YOUR GOAL: From the very first line of the data to the line containing "const yMajor = [-4, -6, -8, -10, -12];", retype everything exactly, leaving the pictures behind.
↓
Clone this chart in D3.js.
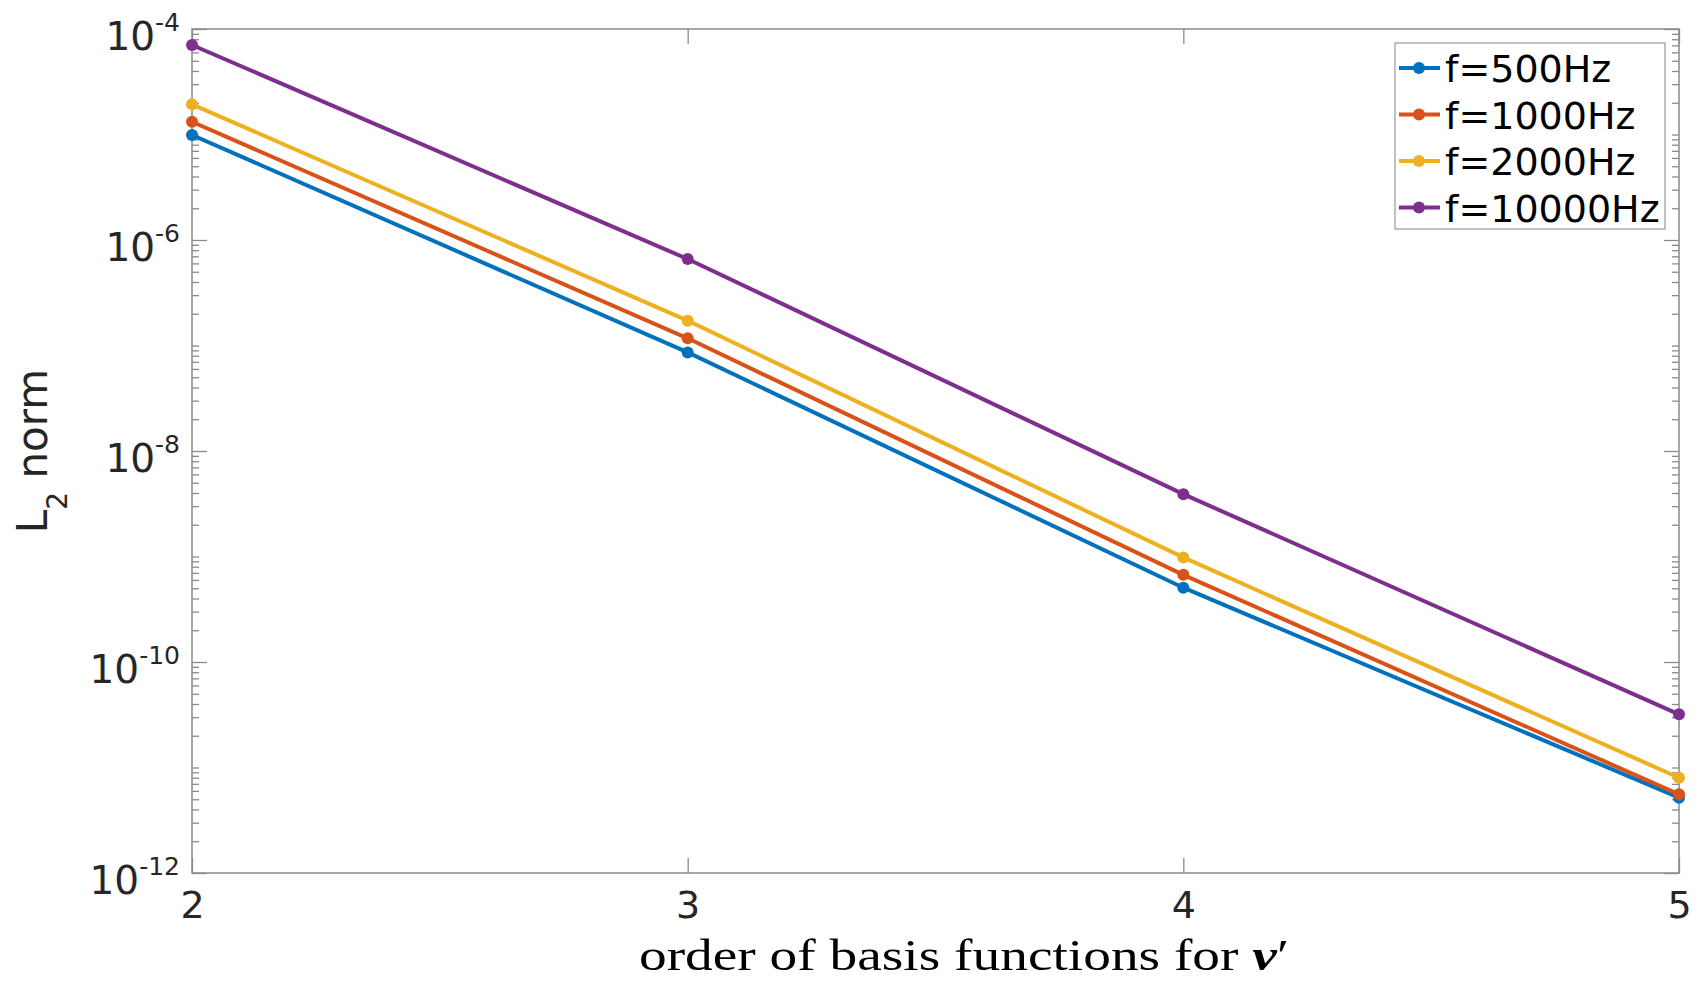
<!DOCTYPE html>
<html>
<head>
<meta charset="utf-8">
<script src="https://cdn.jsdelivr.net/npm/d3@7"></script>
<style>
  html, body { margin: 0; padding: 0; background: #fff; }
  svg { display: block; font-family: 'DejaVu Sans', sans-serif; }
</style>
</head>
<body>
<div id="chart"></div>
<script>
// basis function order on the x axis
const orders = [2, 3, 4, 5];

// L2 norm per frequency
const series = ['f=500Hz', 'f=1000Hz', 'f=2000Hz', 'f=10000Hz'];
const norm500 = [9.9e-6, 8.6e-8, 5.06e-10, 5.18e-12];
const norm1000 = [1.32e-5, 1.17e-7, 6.7e-10, 5.57e-12];
const norm2000 = [1.93e-5, 1.72e-7, 9.8e-10, 8.0e-12];
const norm10000 = [7.05e-5, 6.6e-7, 3.9e-9, 3.19e-11];
const colors = ['#0072BD', '#D95319', '#EDB120', '#7E2F8E'];

const yMajor = [-4, -6, -8, -10, -12];

const width = 1699;
const height = 982;
const margin = { top: 29, right: 20, bottom: 109, left: 192 };

const usableArea = {
  left: margin.left,
  top: margin.top,
  right: width - margin.right,
  bottom: height - margin.bottom,
  width: width - margin.left - margin.right,
  height: height - margin.top - margin.bottom,
};

const svg = d3
  .select('#chart')
  .append('svg')
  .attr('width', width)
  .attr('height', height)
  .attr('viewBox', `0 0 ${width} ${height}`);

const xScale = d3
  .scaleLinear()
  .domain([2, 5])
  .range([usableArea.left, usableArea.right]);

const yScale = d3
  .scaleLog()
  .domain([1e-12, 1e-4])
  .range([usableArea.bottom, usableArea.top]);

const axisColor = '#8a8a8a';
const textColor = '#262626';

// minor ticks: every 1..9 x 10^k that is not a labelled decade
let minorTicks = [];
for (let e = -12; e < -4; e++) {
  for (let m = 1; m <= 9; m++) {
    if (m === 1 && yMajor.includes(e)) continue;
    minorTicks.push(m * Math.pow(10, e));
  }
}
const majorTicks = yMajor.map((e) => Math.pow(10, e));

function styleAxis(g) {
  g.select('.domain').remove();
  g.selectAll('.tick line').attr('stroke', axisColor).attr('stroke-width', 1.3);
  g.selectAll('.tick text')
    .attr('fill', textColor)
    .style('font-size', '38px')
    .style('font-family', "'DejaVu Sans', sans-serif");
}

// bottom + top x ticks
svg
  .append('g')
  .attr('transform', `translate(0, ${usableArea.bottom})`)
  .call(
    d3
      .axisBottom(xScale)
      .tickValues(orders)
      .tickFormat(d3.format('d'))
      .tickSizeInner(-15)
      .tickSizeOuter(0)
      .tickPadding(18)
  )
  .call(styleAxis);

svg
  .append('g')
  .attr('transform', `translate(0, ${usableArea.top})`)
  .call(d3.axisTop(xScale).tickValues(orders).tickSizeInner(-15).tickSizeOuter(0).tickFormat(''))
  .call(styleAxis);

// left + right y ticks
[
  [d3.axisLeft, usableArea.left],
  [d3.axisRight, usableArea.right],
].forEach(([axisFn, x]) => {
  svg
    .append('g')
    .attr('transform', `translate(${x}, 0)`)
    .call(axisFn(yScale).tickValues(majorTicks).tickSizeInner(-15).tickSizeOuter(0).tickFormat(''))
    .call(styleAxis);
  svg
    .append('g')
    .attr('transform', `translate(${x}, 0)`)
    .call(axisFn(yScale).tickValues(minorTicks).tickSizeInner(-7).tickSizeOuter(0).tickFormat(''))
    .call(styleAxis);
});

// y tick labels as 10^e
const yLabels = svg.append('g').attr('fill', textColor);
yMajor.forEach((e) => {
  const t = yLabels
    .append('text')
    .attr('x', usableArea.left - 12)
    .attr('y', yScale(Math.pow(10, e)) + 21)
    .attr('text-anchor', 'end')
    .style('font-size', '39px');
  t.append('tspan').text('10');
  t.append('tspan').attr('dy', -19).style('font-size', '25px').text(`-${-e}`);
});

// box
svg
  .append('rect')
  .attr('x', usableArea.left)
  .attr('y', usableArea.top)
  .attr('width', usableArea.width)
  .attr('height', usableArea.height)
  .attr('fill', 'none')
  .attr('stroke', axisColor)
  .attr('stroke-width', 1.5);

// lines
const allNorms = [norm500, norm1000, norm2000, norm10000];
const line = d3
  .line()
  .x((d) => xScale(d[0]))
  .y((d) => yScale(d[1]));

allNorms.forEach((vals, i) => {
  const pts = orders.map((o, j) => [o, vals[j]]);
  svg
    .append('path')
    .datum(pts)
    .attr('d', line)
    .attr('fill', 'none')
    .attr('stroke', colors[i])
    .attr('stroke-width', 4);
  svg
    .append('g')
    .selectAll('circle')
    .data(pts)
    .join('circle')
    .attr('cx', (d) => xScale(d[0]))
    .attr('cy', (d) => yScale(d[1]))
    .attr('r', 6)
    .attr('fill', colors[i]);
});

// axis labels
svg
  .append('text')
  .attr('x', 639)
  .attr('y', 970)
  .attr('textLength', 650)
  .attr('lengthAdjust', 'spacingAndGlyphs')
  .attr('fill', '#000')
  .style('font-family', "'Liberation Serif', serif")
  .style('font-size', '44px')
  .call((t) => {
    t.append('tspan').text('order of basis functions for ');
    t.append('tspan').style('font-weight', 'bold').style('font-style', 'italic').text('v');
    t.append('tspan').text('\u2032');
  });

svg
  .append('text')
  .attr('transform', `translate(47, ${(usableArea.top + usableArea.bottom) / 2}) rotate(-90)`)
  .attr('text-anchor', 'middle')
  .attr('fill', textColor)
  .style('font-size', '42px')
  .call((t) => {
    t.append('tspan').text('L');
    t.append('tspan').attr('dy', 20).style('font-size', '28px').text('2');
    t.append('tspan').attr('dy', -20).text(' norm');
  });

// legend
const legend = svg.append('g');
legend
  .append('rect')
  .attr('x', 1395)
  .attr('y', 43)
  .attr('width', 270)
  .attr('height', 186)
  .attr('fill', '#fff')
  .attr('stroke', '#a0a0a0')
  .attr('stroke-width', 1.3);

series.forEach((name, i) => {
  const y = 68 + i * 46.5;
  const row = legend.append('g').attr('transform', `translate(0, ${y})`);
  row
    .append('line')
    .attr('x1', 1399)
    .attr('x2', 1440)
    .attr('stroke', colors[i])
    .attr('stroke-width', 4);
  row.append('circle').attr('cx', 1419).attr('r', 6).attr('fill', colors[i]);
  row
    .append('text')
    .attr('x', 1445)
    .attr('y', 14)
    .attr('fill', '#000')
    .style('font-size', '38px')
    .text(name);
});
</script>
</body>
</html>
↑
RESULT OF THE TASK:
Clone this chart in D3.js.
<!DOCTYPE html>
<html>
<head>
<meta charset="utf-8">
<script src="https://cdn.jsdelivr.net/npm/d3@7"></script>
<style>
  html, body { margin: 0; padding: 0; background: #fff; }
  svg { display: block; font-family: 'DejaVu Sans', sans-serif; }
</style>
</head>
<body>
<div id="chart"></div>
<script>
// basis function order on the x axis
const orders = [2, 3, 4, 5];

// L2 norm per frequency
const series = ['f=500Hz', 'f=1000Hz', 'f=2000Hz', 'f=10000Hz'];
const norm500 = [9.9e-6, 8.6e-8, 5.06e-10, 5.18e-12];
const norm1000 = [1.32e-5, 1.17e-7, 6.7e-10, 5.57e-12];
const norm2000 = [1.93e-5, 1.72e-7, 9.8e-10, 8.0e-12];
const norm10000 = [7.05e-5, 6.6e-7, 3.9e-9, 3.19e-11];
const colors = ['#0072BD', '#D95319', '#EDB120', '#7E2F8E'];

const yMajor = [-4, -6, -8, -10, -12];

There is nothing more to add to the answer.